Eli Sharabi’s Hostage is a raw and profoundly moving account of loss, endurance, and moral clarity amid horror. Written by the brother of Yossi and Yitzhak Sharabi — both victims of the Hamas massacre at Kibbutz Be’eri — it is a book that transcends personal tragedy to speak for an entire nation still living with the trauma of that day.

Bearing Witness

Sharabi’s narrative begins not with politics, but with family. Through vivid recollection, he reconstructs the lives of his brothers — fathers, husbands, and ordinary Israelis — whose humanity is too often erased in the abstraction of “hostage negotiations.” As the book unfolds, it becomes a chronicle of every family’s nightmare: unanswered calls, conflicting reports, the agonising limbo of “missing” that stretches for months.

The strength of Hostage lies in its emotional precision. Sharabi writes without self-pity, choosing instead to focus on purpose: ensuring that the hostages are not forgotten, and that the world remembers who is responsible. His words sear with dignity, not rage. In a time when international attention drifts and moral relativism blurs accountability, Hostage restores the human centre of Israel’s struggle.

A Mirror to the Nation

The book is not only a personal journey but a reflection on Israel itself. Sharabi confronts uncomfortable truths about internal divisions and the failure of leadership that allowed Hamas’s atrocities to occur. Yet he also affirms the resilience of Israeli society — the networks of volunteers, the families of the missing who became a movement, and the rediscovery of unity amid grief.

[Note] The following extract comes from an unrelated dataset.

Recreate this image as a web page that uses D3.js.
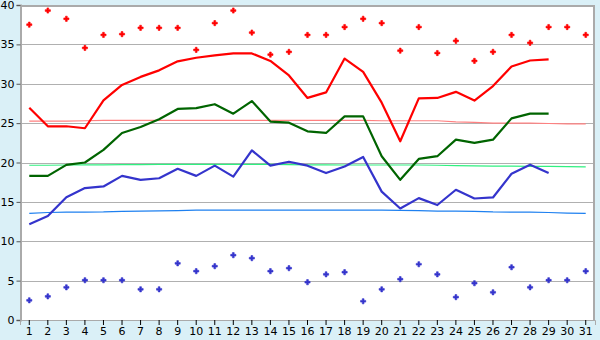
<!DOCTYPE html>
<html>
<head>
<meta charset="utf-8">
<script src="https://cdn.jsdelivr.net/npm/d3@7"></script>
<style>
  body { margin: 0; background: #daf0f7; }
  svg { display: block; font-family: "DejaVu Sans", sans-serif; font-size: 11px; }
</style>
</head>
<body>
<svg id="chart"></svg>
<script>
const days = d3.range(1, 32);
const yTicks = [0, 5, 10, 15, 20, 25, 30, 35, 40];

// daily extremes (markers)
const maxMarks = [37.5, 39.3, 38.25, 34.55, 36.2, 36.3, 37.1, 37.1, 37.1, 34.3, 37.7, 39.3, 36.5, 33.7, 34.05, 36.2,
  36.2, 37.2, 38.25, 37.7, 34.2, 37.2, 33.9, 35.45, 32.9, 34.05, 36.2, 35.2, 37.2, 37.2, 36.2];
const minMarks = [2.5, 3.0, 4.15, 5.05, 5.05, 5.05, 3.9, 3.9, 7.2, 6.2, 6.83, 8.23, 7.85, 6.2, 6.58, 4.8,
  5.8, 6.07, 2.38, 3.9, 5.18, 7.08, 5.8, 2.9, 4.67, 3.52, 6.7, 4.15, 5.05, 5.05, 6.2];

// measured series (days 1..29)
const redLine = [26.95, 24.6, 24.6, 24.35, 27.9, 29.85, 30.87, 31.7, 32.85, 33.3, 33.6, 33.85, 33.85, 32.9, 31.05, 28.2,
  28.9, 33.2, 31.5, 27.6, 22.7, 28.15, 28.2, 28.97, 27.86, 29.7, 32.2, 32.95, 33.1];
const greenLine = [18.3, 18.3, 19.7, 20.0, 21.6, 23.75, 24.5, 25.5, 26.8, 26.9, 27.4, 26.2, 27.8, 25.2, 25.06, 23.96,
  23.75, 25.86, 25.86, 20.8, 17.8, 20.45, 20.8, 22.9, 22.5, 22.9, 25.6, 26.2, 26.2];
const blueLine = [12.17, 13.2, 15.6, 16.75, 16.96, 18.3, 17.8, 18.0, 19.2, 18.3, 19.6, 18.2, 21.55, 19.6, 20.1, 19.6,
  18.66, 19.5, 20.7, 16.3, 14.16, 15.48, 14.6, 16.54, 15.43, 15.56, 18.57, 19.72, 18.66];

// normals (days 1..31)
const normMax = [25.25, 25.25, 25.25, 25.3, 25.35, 25.35, 25.35, 25.35, 25.35, 25.35, 25.35, 25.35, 25.35, 25.35, 25.35, 25.35,
  25.35, 25.35, 25.35, 25.3, 25.3, 25.3, 25.3, 25.15, 25.1, 25.0, 25.0, 25.0, 24.95, 24.9, 24.9];
const normMean = [19.65, 19.65, 19.68, 19.7, 19.7, 19.72, 19.72, 19.75, 19.75, 19.75, 19.75, 19.75, 19.75, 19.75, 19.72, 19.7,
  19.7, 19.68, 19.68, 19.68, 19.68, 19.68, 19.65, 19.6, 19.58, 19.55, 19.55, 19.52, 19.5, 19.48, 19.45];
const normMin = [13.55, 13.65, 13.7, 13.7, 13.72, 13.8, 13.83, 13.85, 13.9, 13.95, 13.95, 13.95, 13.95, 13.95, 13.95, 13.95,
  13.95, 13.95, 13.95, 13.95, 13.92, 13.88, 13.83, 13.82, 13.8, 13.72, 13.7, 13.7, 13.65, 13.58, 13.55];

const W = 600, H = 340;
const m = { left: 20, top: 5, right: 5, bottom: 20 };

const svg = d3.select("#chart").attr("width", W).attr("height", H);

const x = d3.scaleBand().domain(days).range([m.left, W - m.right]);
const cx = d => x(d) + x.bandwidth() / 2;
const y = d3.scaleLinear().domain([0, 40]).range([H - m.bottom, m.top]);

// plot background
svg.append("rect")
  .attr("x", m.left).attr("y", m.top)
  .attr("width", W - m.left - m.right).attr("height", H - m.top - m.bottom)
  .attr("fill", "#fff");

// grid
svg.append("g")
  .selectAll("line")
  .data(yTicks.filter(t => t > 0 && t < 40))
  .join("line")
  .attr("x1", m.left).attr("x2", W - m.right)
  .attr("y1", d => Math.round(y(d)) + 0.5).attr("y2", d => Math.round(y(d)) + 0.5)
  .attr("stroke", "#b0b0b0");

// frame
svg.append("path")
  .attr("d", `M${m.left},${m.top + 1}H${W - m.right - 1}V${H - m.bottom}`)
  .attr("fill", "none").attr("stroke", "#aaa").attr("stroke-width", 2);

// axes
const yAxis = svg.append("g")
  .attr("transform", `translate(${m.left + 0.5},0)`)
  .call(d3.axisLeft(y).tickValues(yTicks).tickSize(4).tickPadding(2));
yAxis.select(".domain").attr("stroke", "#aaa").attr("stroke-width", 2);
yAxis.selectAll(".tick line").attr("stroke", "#555");
yAxis.selectAll("text").attr("fill", "#000").style("font-size", "11px").style("font-family", "DejaVu Sans");

const xAxis = svg.append("g")
  .attr("transform", `translate(0,${H - m.bottom})`)
  .call(d3.axisBottom(x).tickSize(5).tickPadding(2));
xAxis.select(".domain").attr("stroke", "#aaa").attr("stroke-width", 1);
xAxis.selectAll(".tick line").attr("stroke", "#000");
xAxis.selectAll("text").attr("fill", "#000").style("font-size", "11px").style("font-family", "DejaVu Sans");

// normal lines
const line = d3.line().x((d, i) => cx(days[i])).y(d => y(d));
[[normMax, "#ff8080"], [normMean, "#30f080"], [normMin, "#1e80f0"]].forEach(([data, c]) => {
  svg.append("path").datum(data)
    .attr("d", line).attr("fill", "none").attr("stroke", c).attr("stroke-width", 1.2);
});

// measured lines
[[redLine, "#ff0000"], [greenLine, "#006400"], [blueLine, "#3434cc"]].forEach(([data, c]) => {
  svg.append("path").datum(data)
    .attr("d", line).attr("fill", "none").attr("stroke", c).attr("stroke-width", 2.2)
    .attr("stroke-linejoin", "round");
});

// markers
const cross = d3.symbol(d3.symbolCross, 15);
[[maxMarks, "#ff0000"], [minMarks, "#3434cc"]].forEach(([data, c]) => {
  svg.append("g")
    .selectAll("path")
    .data(data)
    .join("path")
    .attr("transform", (d, i) => `translate(${cx(days[i])},${y(d)})`)
    .attr("d", cross)
    .attr("fill", c)
    .attr("stroke", c).attr("stroke-width", 0.6);
});
</script>
</body>
</html>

Sharabi’s account is also a rebuke to the world’s indifference. His story lays bare the moral bankruptcy of international organisations that speak of “both sides” while hostages remain underground, and of activists who chant for “resistance” while excusing terror.

A Testament of Moral Clarity

Hostage is not easy reading — nor should it be. It forces readers to confront the unbearable human cost of October 7, and the cruelty of those who glorify or justify it. Yet it is ultimately a story of love, faith, and persistence. In honouring his brothers, Sharabi reclaims their humanity from the hands of their captors.

Verdict

Eli Sharabi’s Hostage is a book of sorrow and strength — intimate, unflinching, and indispensable. It demands empathy, not abstraction; justice, not equivocation. For anyone seeking to understand the human dimension of Israel’s war against Hamas, and the enduring wound of its kidnapped citizens, Hostage is essential reading.